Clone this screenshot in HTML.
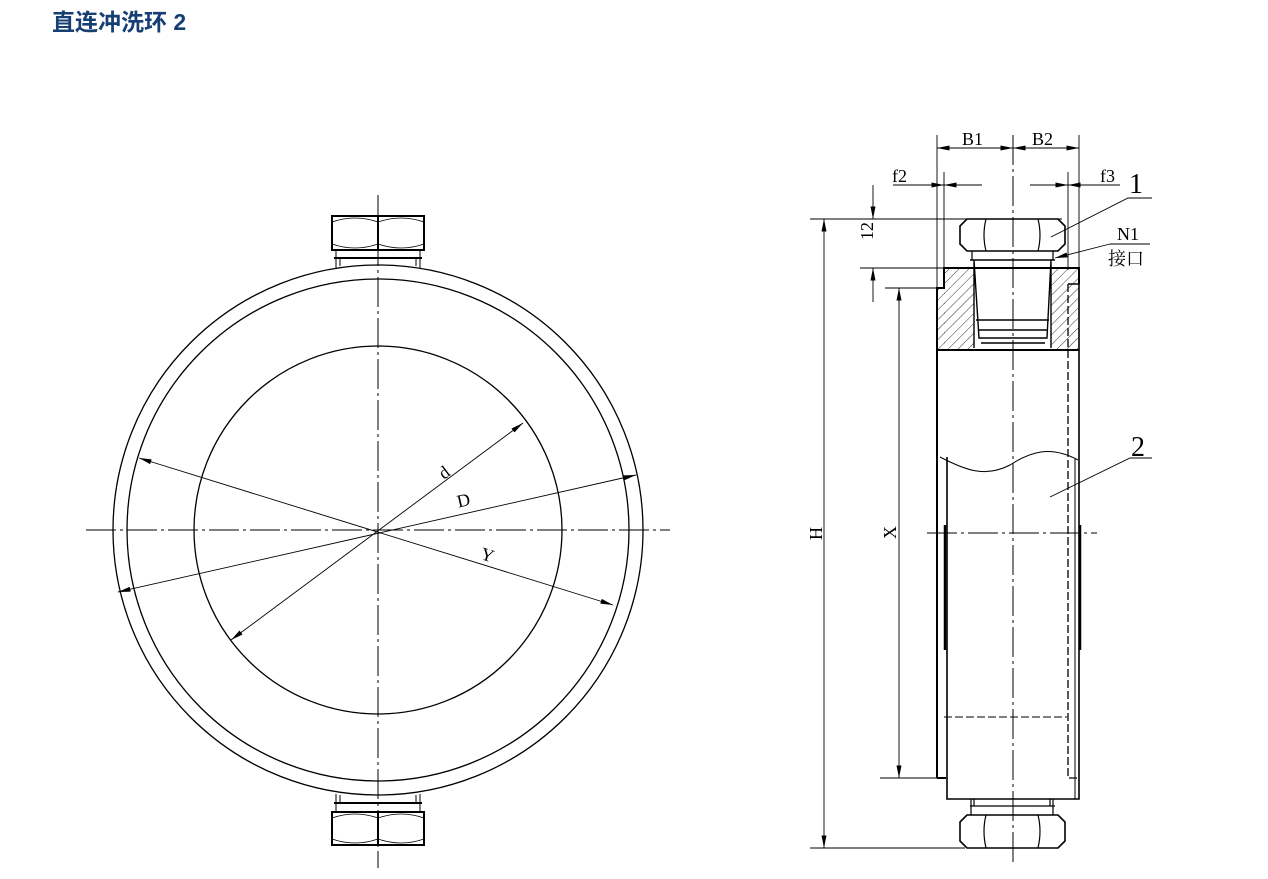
<!DOCTYPE html>
<html><head><meta charset="utf-8"><style>
body{margin:0;background:#fff;width:1268px;height:879px;overflow:hidden;font-family:"Liberation Sans","Noto Sans CJK SC",sans-serif}
h1{position:absolute;left:52px;top:3px;margin:0;font-size:23px;color:#163f73;font-weight:bold;font-family:"Liberation Sans","Noto Sans CJK SC",sans-serif}
svg{position:absolute;left:0;top:0}
text{font-family:"Liberation Serif","Noto Serif CJK SC",serif;fill:#000}
</style></head><body>
<h1>直连冲洗环 2</h1>
<svg width="1268" height="879" viewBox="0 0 1268 879">
<defs>
<marker id="a" viewBox="0 0 10 4" refX="10" refY="2" markerWidth="16" markerHeight="5" orient="auto-start-reverse" markerUnits="userSpaceOnUse"><path d="M0,0L10,2L0,4z" fill="#000"/></marker>
<pattern id="h" width="7" height="7" patternUnits="userSpaceOnUse" patternTransform="rotate(45)"><line x1="0" y1="0" x2="0" y2="7" stroke="#000" stroke-width="0.8"/></pattern>
</defs>
<g fill="none" stroke="#000" stroke-width="1.3">
<circle cx="378" cy="530" r="265"/>
<circle cx="378" cy="530" r="251"/>
<circle cx="378" cy="530" r="184"/>
<g stroke-width="1" stroke-dasharray="30,4,3,4">
<line x1="378" y1="195" x2="378" y2="868"/>
<line x1="86" y1="530" x2="670" y2="530"/>
</g>
<rect x="332" y="216" width="92" height="34" stroke-width="2"/>
<line x1="378" y1="216" x2="378" y2="250" stroke-width="2"/>
<path d="M332,222 Q355,214 378,222 Q401,214 424,222 M332,244 Q355,252 378,244 Q401,252 424,244" stroke-width="0.8"/>
<line x1="334" y1="258" x2="422" y2="258" stroke-width="2"/>
<path d="M336,250V268M340,258V266M420,250V268M416,258V266" stroke-width="1"/>
<rect x="332" y="812" width="92" height="33" stroke-width="2"/>
<line x1="378" y1="812" x2="378" y2="845" stroke-width="2"/>
<path d="M332,818 Q355,810 378,818 Q401,810 424,818 M332,839 Q355,847 378,839 Q401,847 424,839" stroke-width="0.8"/>
<line x1="334" y1="803" x2="422" y2="803" stroke-width="2"/>
<path d="M336,794V812M340,795V803M420,794V812M416,795V803" stroke-width="1"/>
<g stroke-width="0.9">
<line x1="523" y1="423" x2="231" y2="640" marker-start="url(#a)" marker-end="url(#a)"/>
<line x1="636" y1="475" x2="118" y2="592" marker-start="url(#a)" marker-end="url(#a)"/>
<line x1="139" y1="458" x2="613" y2="605" marker-start="url(#a)" marker-end="url(#a)"/>
</g>
</g>
<text x="438" y="478" font-size="18" transform="rotate(-37 444 470)">d</text>
<text x="457" y="506" font-size="18" transform="rotate(-13 465 500)">D</text>
<text x="481" y="561" font-size="18" transform="rotate(17 488 555)">Y</text>

<g fill="none" stroke="#000" stroke-width="1.3">
<rect x="944" y="268" width="134" height="82" fill="url(#h)" stroke="none"/>
<rect x="937" y="288" width="8" height="62" fill="url(#h)" stroke="none"/>
<rect x="974" y="262" width="77" height="88" fill="#fff" stroke="none"/>
<path d="M937,778V288H944V268H1079V284" stroke-width="2"/>
<path d="M937,350H1079" stroke-width="2"/>
<path d="M1068,284H1079V799H947V457" stroke-width="1.6"/>
<path d="M1068,284V778H1079" stroke-width="1.3" stroke-dasharray="8,3"/>
<path d="M937,778H946" stroke-width="2"/>
<path d="M1075,458V799" stroke-width="1"/>
<path d="M944,717H1067" stroke-dasharray="8,3" stroke-width="1"/>
<path d="M940,457 C965,470 985,478 1010,465 C1030,452 1050,445 1078,460" stroke-width="1"/>
<path d="M945,525V650M1080,525V650" stroke-width="2.5"/>
<path d="M970,260H1055M974,260L979,338H1047L1051,260M974,262V348M1051,262V348" stroke-width="1.4"/>
<path d="M976,320H1049M979,330H1047M981,343H1045" stroke-width="1.4"/>
<path d="M967,219H1058L1065,226V244L1058,251H967L960,244V226Z" stroke-width="1.6"/>
<path d="M986,219Q982,235 986,251M1038,219Q1042,235 1038,251" stroke-width="1.2"/>
<path d="M972,251V260M1053,251V260" stroke-width="1.2"/>
<path d="M967,815H1058L1065,822V841L1058,848H967L960,841V822Z" stroke-width="1.6"/>
<path d="M986,815Q982,831 986,848M1038,815Q1042,831 1038,848" stroke-width="1.2"/>
<path d="M970,806H1055M971,799V815M1053,799V815M974,799V806M1050,799V806" stroke-width="1.2"/>
<g stroke-width="1" stroke-dasharray="30,4,3,4">
<line x1="1013" y1="135" x2="1013" y2="862"/>
<line x1="927" y1="533" x2="1097" y2="533"/>
</g>
<g stroke-width="0.9">
<path d="M937,135V290M1079,135V285M944,172V270M1068,172V270"/>
<line x1="937" y1="148" x2="1013" y2="148" marker-start="url(#a)" marker-end="url(#a)"/>
<line x1="1013" y1="148" x2="1079" y2="148" marker-start="url(#a)" marker-end="url(#a)"/>
<path d="M893,185H944" marker-end="url(#a)"/><path d="M982,185H944" marker-end="url(#a)"/>
<path d="M1030,185H1068" marker-end="url(#a)"/><path d="M1120,185H1068" marker-end="url(#a)"/>
<path d="M810,219H1062M860,268H944M885,288H937M880,778H937M810,848H965"/>
<line x1="824" y1="219" x2="824" y2="848" marker-start="url(#a)" marker-end="url(#a)"/>
<line x1="899" y1="288" x2="899" y2="778" marker-start="url(#a)" marker-end="url(#a)"/>
<path d="M873,185V219" marker-end="url(#a)"/><path d="M873,302V268" marker-end="url(#a)"/>
<path d="M1051,237L1128,198H1152"/>
<path d="M1110,244H1150M1110,244L1055,258" marker-end="url(#a)"/>
<path d="M1050,497L1130,458H1152"/>
</g>
</g>
<text x="962" y="145" font-size="18">B1</text>
<text x="1032" y="145" font-size="18">B2</text>
<text x="892" y="182" font-size="18">f2</text>
<text x="1100" y="182" font-size="18">f3</text>
<text x="1129" y="193" font-size="28">1</text>
<text x="1117" y="240" font-size="18">N1</text>
<text x="1108" y="265" font-size="18">接口</text>
<text x="1131" y="456" font-size="28">2</text>
<text x="869" y="252" font-size="18" transform="rotate(-90 865 244)">12</text>
<text x="808" y="540" font-size="18" transform="rotate(-90 815 533)">H</text>
<text x="883" y="540" font-size="18" transform="rotate(-90 889 533)">X</text>
</svg>
</body></html>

☆ ☆ ☆ ☆

(What is expected) Pictures are excluded; output everything else in the data verbatim.

(Solution to this problem)
Clone this screenshot in HTML.
<!DOCTYPE html>
<html><head><meta charset="utf-8"><style>
body{margin:0;background:#fff;width:1268px;height:879px;overflow:hidden;font-family:"Liberation Sans","Noto Sans CJK SC",sans-serif}
h1{position:absolute;left:52px;top:3px;margin:0;font-size:23px;color:#163f73;font-weight:bold;font-family:"Liberation Sans","Noto Sans CJK SC",sans-serif}
svg{position:absolute;left:0;top:0}
text{font-family:"Liberation Serif","Noto Serif CJK SC",serif;fill:#000}
</style></head><body>
<h1>直连冲洗环 2</h1>
<svg width="1268" height="879" viewBox="0 0 1268 879">
<defs>
<marker id="a" viewBox="0 0 10 4" refX="10" refY="2" markerWidth="16" markerHeight="5" orient="auto-start-reverse" markerUnits="userSpaceOnUse"><path d="M0,0L10,2L0,4z" fill="#000"/></marker>
<pattern id="h" width="7" height="7" patternUnits="userSpaceOnUse" patternTransform="rotate(45)"><line x1="0" y1="0" x2="0" y2="7" stroke="#000" stroke-width="0.8"/></pattern>
</defs>
<g fill="none" stroke="#000" stroke-width="1.3">
<circle cx="378" cy="530" r="265"/>
<circle cx="378" cy="530" r="251"/>
<circle cx="378" cy="530" r="184"/>
<g stroke-width="1" stroke-dasharray="30,4,3,4">
<line x1="378" y1="195" x2="378" y2="868"/>
<line x1="86" y1="530" x2="670" y2="530"/>
</g>
<rect x="332" y="216" width="92" height="34" stroke-width="2"/>
<line x1="378" y1="216" x2="378" y2="250" stroke-width="2"/>
<path d="M332,222 Q355,214 378,222 Q401,214 424,222 M332,244 Q355,252 378,244 Q401,252 424,244" stroke-width="0.8"/>
<line x1="334" y1="258" x2="422" y2="258" stroke-width="2"/>
<path d="M336,250V268M340,258V266M420,250V268M416,258V266" stroke-width="1"/>
<rect x="332" y="812" width="92" height="33" stroke-width="2"/>
<line x1="378" y1="812" x2="378" y2="845" stroke-width="2"/>
<path d="M332,818 Q355,810 378,818 Q401,810 424,818 M332,839 Q355,847 378,839 Q401,847 424,839" stroke-width="0.8"/>
<line x1="334" y1="803" x2="422" y2="803" stroke-width="2"/>
<path d="M336,794V812M340,795V803M420,794V812M416,795V803" stroke-width="1"/>
<g stroke-width="0.9">
<line x1="523" y1="423" x2="231" y2="640" marker-start="url(#a)" marker-end="url(#a)"/>
<line x1="636" y1="475" x2="118" y2="592" marker-start="url(#a)" marker-end="url(#a)"/>
<line x1="139" y1="458" x2="613" y2="605" marker-start="url(#a)" marker-end="url(#a)"/>
</g>
</g>
<text x="438" y="478" font-size="18" transform="rotate(-37 444 470)">d</text>
<text x="457" y="506" font-size="18" transform="rotate(-13 465 500)">D</text>
<text x="481" y="561" font-size="18" transform="rotate(17 488 555)">Y</text>

<g fill="none" stroke="#000" stroke-width="1.3">
<rect x="944" y="268" width="134" height="82" fill="url(#h)" stroke="none"/>
<rect x="937" y="288" width="8" height="62" fill="url(#h)" stroke="none"/>
<rect x="974" y="262" width="77" height="88" fill="#fff" stroke="none"/>
<path d="M937,778V288H944V268H1079V284" stroke-width="2"/>
<path d="M937,350H1079" stroke-width="2"/>
<path d="M1068,284H1079V799H947V457" stroke-width="1.6"/>
<path d="M1068,284V778H1079" stroke-width="1.3" stroke-dasharray="8,3"/>
<path d="M937,778H946" stroke-width="2"/>
<path d="M1075,458V799" stroke-width="1"/>
<path d="M944,717H1067" stroke-dasharray="8,3" stroke-width="1"/>
<path d="M940,457 C965,470 985,478 1010,465 C1030,452 1050,445 1078,460" stroke-width="1"/>
<path d="M945,525V650M1080,525V650" stroke-width="2.5"/>
<path d="M970,260H1055M974,260L979,338H1047L1051,260M974,262V348M1051,262V348" stroke-width="1.4"/>
<path d="M976,320H1049M979,330H1047M981,343H1045" stroke-width="1.4"/>
<path d="M967,219H1058L1065,226V244L1058,251H967L960,244V226Z" stroke-width="1.6"/>
<path d="M986,219Q982,235 986,251M1038,219Q1042,235 1038,251" stroke-width="1.2"/>
<path d="M972,251V260M1053,251V260" stroke-width="1.2"/>
<path d="M967,815H1058L1065,822V841L1058,848H967L960,841V822Z" stroke-width="1.6"/>
<path d="M986,815Q982,831 986,848M1038,815Q1042,831 1038,848" stroke-width="1.2"/>
<path d="M970,806H1055M971,799V815M1053,799V815M974,799V806M1050,799V806" stroke-width="1.2"/>
<g stroke-width="1" stroke-dasharray="30,4,3,4">
<line x1="1013" y1="135" x2="1013" y2="862"/>
<line x1="927" y1="533" x2="1097" y2="533"/>
</g>
<g stroke-width="0.9">
<path d="M937,135V290M1079,135V285M944,172V270M1068,172V270"/>
<line x1="937" y1="148" x2="1013" y2="148" marker-start="url(#a)" marker-end="url(#a)"/>
<line x1="1013" y1="148" x2="1079" y2="148" marker-start="url(#a)" marker-end="url(#a)"/>
<path d="M893,185H944" marker-end="url(#a)"/><path d="M982,185H944" marker-end="url(#a)"/>
<path d="M1030,185H1068" marker-end="url(#a)"/><path d="M1120,185H1068" marker-end="url(#a)"/>
<path d="M810,219H1062M860,268H944M885,288H937M880,778H937M810,848H965"/>
<line x1="824" y1="219" x2="824" y2="848" marker-start="url(#a)" marker-end="url(#a)"/>
<line x1="899" y1="288" x2="899" y2="778" marker-start="url(#a)" marker-end="url(#a)"/>
<path d="M873,185V219" marker-end="url(#a)"/><path d="M873,302V268" marker-end="url(#a)"/>
<path d="M1051,237L1128,198H1152"/>
<path d="M1110,244H1150M1110,244L1055,258" marker-end="url(#a)"/>
<path d="M1050,497L1130,458H1152"/>
</g>
</g>
<text x="962" y="145" font-size="18">B1</text>
<text x="1032" y="145" font-size="18">B2</text>
<text x="892" y="182" font-size="18">f2</text>
<text x="1100" y="182" font-size="18">f3</text>
<text x="1129" y="193" font-size="28">1</text>
<text x="1117" y="240" font-size="18">N1</text>
<text x="1108" y="265" font-size="18">接口</text>
<text x="1131" y="456" font-size="28">2</text>
<text x="869" y="252" font-size="18" transform="rotate(-90 865 244)">12</text>
<text x="808" y="540" font-size="18" transform="rotate(-90 815 533)">H</text>
<text x="883" y="540" font-size="18" transform="rotate(-90 889 533)">X</text>
</svg>
</body></html>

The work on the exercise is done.